ASIC offers mortgage fund withdrawal relief

australian securities and investments commission mortgage corporations act chairman

3 November 2008
| By Levy. Benjamin |

The Australian Securities and Investments Commission (ASIC) will provide relief from the Corporations Act for the operators of frozen mortgage trusts.

The regulator will now consider applications from operators of frozen mortgage trusts to allow withdrawals by members on hardship grounds.

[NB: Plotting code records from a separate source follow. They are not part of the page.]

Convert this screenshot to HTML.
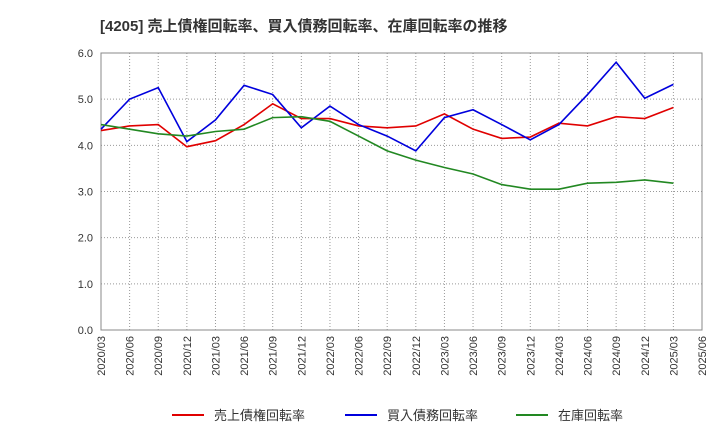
<!DOCTYPE html>
<html><head><meta charset="utf-8"><style>
body{margin:0;background:#fff;font-family:"Liberation Sans","Noto Sans CJK JP",sans-serif;}
svg text{font-family:"Liberation Sans","Noto Sans CJK JP",sans-serif;}
</style></head><body>
<svg id="c" width="720" height="440" xmlns="http://www.w3.org/2000/svg">
<text x="100" y="31" font-size="15" font-weight="bold" fill="#333">[4205]  売上債権回転率、買入債務回転率、在庫回転率の推移</text>
</svg>
<script>
const categories=["2020/03","2020/06","2020/09","2020/12","2021/03","2021/06","2021/09","2021/12","2022/03","2022/06","2022/09","2022/12","2023/03","2023/06","2023/09","2023/12","2024/03","2024/06","2024/09","2024/12","2025/03","2025/06"];
const receivables=[4.32,4.42,4.45,3.97,4.1,4.45,4.9,4.58,4.58,4.42,4.38,4.42,4.68,4.35,4.15,4.18,4.48,4.42,4.62,4.58,4.82];
const payables=[4.35,5.0,5.25,4.08,4.55,5.3,5.1,4.38,4.85,4.45,4.2,3.88,4.6,4.77,4.45,4.12,4.45,5.1,5.8,5.02,5.32];
const inventory=[4.45,4.35,4.25,4.2,4.3,4.35,4.6,4.62,4.52,4.2,3.88,3.68,3.52,3.38,3.15,3.05,3.05,3.18,3.2,3.25,3.18];
const yTicks=[0,1,2,3,4,5,6];
const seriesNames=["売上債権回転率","買入債務回転率","在庫回転率"];
const NS="http://www.w3.org/2000/svg",svg=document.getElementById('c');
const L=101,R=702,T=53,B=330,yMax=6;
const x=i=>L+i*(R-L)/(categories.length-1);
const y=v=>B-v/yMax*(B-T);
function mk(t,a){const e=document.createElementNS(NS,t);for(const k in a)e.setAttribute(k,a[k]);svg.appendChild(e);return e;}
yTicks.forEach(v=>{
 const g=mk('line',{x1:L,x2:R,y1:y(v),y2:y(v),stroke:'#999','stroke-dasharray':'1,2'});
 
 
 const t=mk('text',{x:L-8,y:y(v)+4,'text-anchor':'end','font-size':11,fill:'#333'});t.textContent=v.toFixed(1);
 
 
});
categories.forEach((c,i)=>{
 const g=mk('line',{x1:x(i),x2:x(i),y1:T,y2:B,stroke:'#999','stroke-dasharray':'1,2'});
 
 
 const t=mk('text',{transform:`translate(${x(i)+4},${B+6}) rotate(-90)`,'text-anchor':'end','font-size':11,fill:'#333'});t.textContent=c;
 
 
});
const fr=mk('rect',{x:L,y:T,width:R-L,height:B-T,fill:'none',stroke:'#888'});


const cols=['#e00000','#0000dd','#228822'];
[receivables,payables,inventory].forEach((d,s)=>{
 const p=mk('polyline',{points:d.map((v,i)=>x(i)+','+y(v)).join(' '),fill:'none',stroke:cols[s],'stroke-width':1.6});
 
 
});
const lx=[172,345,516];
seriesNames.forEach((n,s)=>{
 const l=mk('line',{x1:lx[s],x2:lx[s]+32,y1:415,y2:415,stroke:cols[s],'stroke-width':2});
 
 
 const t=mk('text',{x:lx[s]+42,y:420,'font-size':13,fill:'#333'});t.textContent=n;
 
 
});
</script>
</body></html>
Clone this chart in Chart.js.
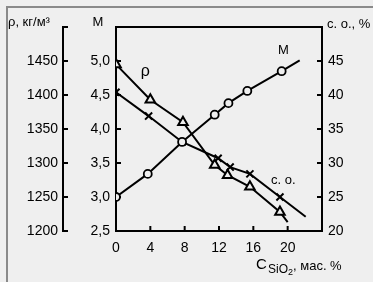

ASIC said the relief would only be given on a case-by-case basis for mortgage trusts.

ASIC said that in normal circumstances, once redemptions in a fund are deferred, fund operators must follow procedures set out in the Corporations Act for withdrawals, which requires that all members be treated equally.

But under the relief provisions, investors suffering hardship will be permitted to withdraw funds up to a cap of the lesser of the specific amount requested under the hardship withdrawal request or $20,000 per member, plus 50 per cent of the balance of the member’s investment in the scheme.

“This cap means that hardship members will, along with other members, continue (but on a reduced basis) to participate in the risks and rewards of these investments,” ASIC said.

ASIC said that “generally”, hardship withdrawals will only be permitted where the member can prove they are unable to meet reasonable and immediate family living expenses, they require funds on compassionate grounds — for example, for medical costs, funeral expenses, or to prevent foreclosure — or in the case of permanent incapacity.

ASIC chairman Tony D’Aloisio joined the voices of those saying that the freezing of redemptions from many mortgage trusts was in the interests of all members, and does not necessarily point to a loss of asset value, or a risk that investors will not get their money back.

“This is a prudent measure taken by trustees to better protect all members at a time when outflow from these trusts has increased,” D’Aloisio said.